In dealing with efforts to prevent a regime like Iran from developing nuclear weapons, too much is at stake to engage in ad lib comments that merely muddy the waters and confirm the doubts that Trump critics have about his fitness to handle such crucial matters.

Among the many views issued about the renewed and stronger sanctions on Iran, the stance of the Conference of Presidents of Major American Jewish Organizations last week contains many sound points.  

The statement issued on behalf of the conference by Arthur Stark, chairman, and Malcolm Hoenlein, executive vice chairman and CEO, begins:

“It is our hope that the imposition of new sanctions will lead to meaningful negotiations and bring an end to the variety of threats that the Iranian leaders have been making. Beyond its nuclear program, the Islamic Republic of Iran has been expanding its support for terrorism in the region and globally, undermining and destabilizing governments in the region, and issuing military threats, including against the very existence of the state of Israel.”
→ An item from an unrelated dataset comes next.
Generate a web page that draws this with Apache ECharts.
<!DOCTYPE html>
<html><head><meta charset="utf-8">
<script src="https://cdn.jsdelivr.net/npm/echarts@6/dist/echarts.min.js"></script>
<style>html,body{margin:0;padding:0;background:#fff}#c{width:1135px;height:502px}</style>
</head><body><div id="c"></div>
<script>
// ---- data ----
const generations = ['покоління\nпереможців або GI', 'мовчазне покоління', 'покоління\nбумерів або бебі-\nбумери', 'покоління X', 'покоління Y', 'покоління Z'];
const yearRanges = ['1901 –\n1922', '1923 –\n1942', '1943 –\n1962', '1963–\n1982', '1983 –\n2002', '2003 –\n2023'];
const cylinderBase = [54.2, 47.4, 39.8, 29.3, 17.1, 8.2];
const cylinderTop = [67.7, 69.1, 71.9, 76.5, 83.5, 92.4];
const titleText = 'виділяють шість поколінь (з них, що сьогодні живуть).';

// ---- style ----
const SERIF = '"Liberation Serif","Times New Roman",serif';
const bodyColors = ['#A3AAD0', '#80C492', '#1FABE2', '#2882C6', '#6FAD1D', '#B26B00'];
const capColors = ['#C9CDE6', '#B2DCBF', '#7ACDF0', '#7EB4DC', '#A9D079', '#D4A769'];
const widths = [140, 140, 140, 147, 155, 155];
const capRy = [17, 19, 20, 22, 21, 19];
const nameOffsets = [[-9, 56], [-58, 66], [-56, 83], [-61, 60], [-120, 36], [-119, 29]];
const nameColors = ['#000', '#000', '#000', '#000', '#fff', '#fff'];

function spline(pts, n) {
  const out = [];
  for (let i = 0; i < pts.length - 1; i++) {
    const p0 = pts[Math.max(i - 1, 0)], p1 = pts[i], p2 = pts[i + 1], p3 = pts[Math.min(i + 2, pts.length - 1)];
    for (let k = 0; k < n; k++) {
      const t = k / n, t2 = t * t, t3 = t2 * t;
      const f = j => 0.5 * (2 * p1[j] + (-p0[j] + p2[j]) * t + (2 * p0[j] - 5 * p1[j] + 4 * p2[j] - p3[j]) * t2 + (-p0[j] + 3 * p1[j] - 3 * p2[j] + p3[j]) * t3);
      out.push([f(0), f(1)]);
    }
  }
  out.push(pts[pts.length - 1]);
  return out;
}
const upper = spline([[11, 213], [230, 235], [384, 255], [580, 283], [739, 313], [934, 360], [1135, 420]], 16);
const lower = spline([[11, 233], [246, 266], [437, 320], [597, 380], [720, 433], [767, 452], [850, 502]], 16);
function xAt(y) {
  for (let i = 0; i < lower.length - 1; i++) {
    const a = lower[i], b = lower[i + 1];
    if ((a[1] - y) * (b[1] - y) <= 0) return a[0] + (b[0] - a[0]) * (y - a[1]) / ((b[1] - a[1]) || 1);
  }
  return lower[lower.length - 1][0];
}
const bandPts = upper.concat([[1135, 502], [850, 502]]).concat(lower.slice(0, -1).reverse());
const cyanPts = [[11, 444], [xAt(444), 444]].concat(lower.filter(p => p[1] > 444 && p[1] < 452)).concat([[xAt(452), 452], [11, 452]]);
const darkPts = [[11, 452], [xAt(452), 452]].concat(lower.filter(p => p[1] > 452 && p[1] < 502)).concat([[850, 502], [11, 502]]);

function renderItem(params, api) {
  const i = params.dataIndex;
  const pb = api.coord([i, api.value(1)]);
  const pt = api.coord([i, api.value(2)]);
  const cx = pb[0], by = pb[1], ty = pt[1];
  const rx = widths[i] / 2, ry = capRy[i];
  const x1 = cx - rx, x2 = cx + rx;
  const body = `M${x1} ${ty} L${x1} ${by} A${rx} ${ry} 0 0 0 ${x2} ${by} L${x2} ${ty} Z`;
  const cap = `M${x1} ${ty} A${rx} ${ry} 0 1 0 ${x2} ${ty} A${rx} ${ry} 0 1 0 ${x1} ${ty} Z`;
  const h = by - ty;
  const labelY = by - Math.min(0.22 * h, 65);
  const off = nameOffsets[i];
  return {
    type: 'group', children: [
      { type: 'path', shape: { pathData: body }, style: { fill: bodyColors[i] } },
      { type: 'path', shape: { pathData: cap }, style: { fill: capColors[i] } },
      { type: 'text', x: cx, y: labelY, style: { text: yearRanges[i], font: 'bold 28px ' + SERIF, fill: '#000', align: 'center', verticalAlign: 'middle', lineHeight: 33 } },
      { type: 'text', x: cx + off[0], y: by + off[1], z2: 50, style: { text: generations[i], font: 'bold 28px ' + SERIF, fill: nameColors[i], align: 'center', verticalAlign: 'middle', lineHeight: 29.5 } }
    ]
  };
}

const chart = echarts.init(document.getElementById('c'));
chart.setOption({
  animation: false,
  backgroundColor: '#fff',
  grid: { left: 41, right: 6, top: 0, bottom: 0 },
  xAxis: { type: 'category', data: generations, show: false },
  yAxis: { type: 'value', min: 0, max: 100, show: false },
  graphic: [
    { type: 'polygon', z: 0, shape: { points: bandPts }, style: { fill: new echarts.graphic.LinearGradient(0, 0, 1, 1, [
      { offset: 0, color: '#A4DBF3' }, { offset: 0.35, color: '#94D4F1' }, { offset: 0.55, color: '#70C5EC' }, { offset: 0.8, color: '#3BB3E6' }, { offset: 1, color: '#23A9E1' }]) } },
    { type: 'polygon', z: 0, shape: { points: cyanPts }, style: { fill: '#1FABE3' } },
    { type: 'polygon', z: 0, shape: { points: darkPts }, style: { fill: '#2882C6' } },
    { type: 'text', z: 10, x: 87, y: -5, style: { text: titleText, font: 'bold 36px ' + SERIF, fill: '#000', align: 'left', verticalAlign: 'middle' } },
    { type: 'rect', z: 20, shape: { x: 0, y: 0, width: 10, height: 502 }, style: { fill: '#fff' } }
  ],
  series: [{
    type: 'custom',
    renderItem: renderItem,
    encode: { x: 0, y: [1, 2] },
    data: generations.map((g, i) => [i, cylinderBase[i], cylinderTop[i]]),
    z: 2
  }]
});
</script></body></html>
Those threats, and the weekly hate sessions in which officially sanctioned mobs chant “death to Israel” and “death to America,” must be taken seriously.

Since the Islamist Revolution in Iran in 1979, the theocratic regime has flouted international law.   

Early in its misrule in Iran, the regime of Ayatollah Ruhollah Khomeini supported the “student takeover” of the U.S. Embassy in Tehran, holding 52 Americans hostage for 444 days. The hostage crisis was a major factor in President Jimmy Carter’s failure to win a second term. The hostages cleared Iranian airspace the moment President Ronald Reagan completed his oath of office.

Seizing an American embassy amounts to an act of war.  Other than a futile effort at a military rescue, which failed utterly, the crisis was allowed to drag on for more than a year. Iran never paid a political price for its takeover of the embassy.

Every decade since the ayatollahs took over Iran, there has been a popular uprising against the rulers in power, including one in 2009 that came close to toppling a regime that has become increasingly unpopular among several sectors of its population.

Iran and Russia have used Iran’s proxy terrorist group Hezbollah to keep in power Syrian dictator Bashar Assad, whose government is responsible for more than 500,000 deaths, dozens of attacks with chemical weapons and the displacement of over 12 million Syrians from their homes.

The statement by the Conference of Presidents also includes a plea to the European allies of the United States, some of whom are signatories to the Iran nuclear deal:

“We urge European and other countries to support the U.S. efforts for a more compressive arrangement for stricter compliance rules without sunset clauses, a prohibition against the development of long- and short-range ballistic missiles, along with any weaponization program, unfettered access to military and other barred sites for inspectors, and of course, a demand that Iran cease all human rights violations.”

That sound course of action from the conference provides a clear, sensible blueprint to repairing the defects in the existing Iran deal and assuring that it accomplishes its goal of permanently barring the terrorism-supporting regime from developing nuclear weapons of mass destruction. Let’s hope those who can make it happen listen to such wise counsel.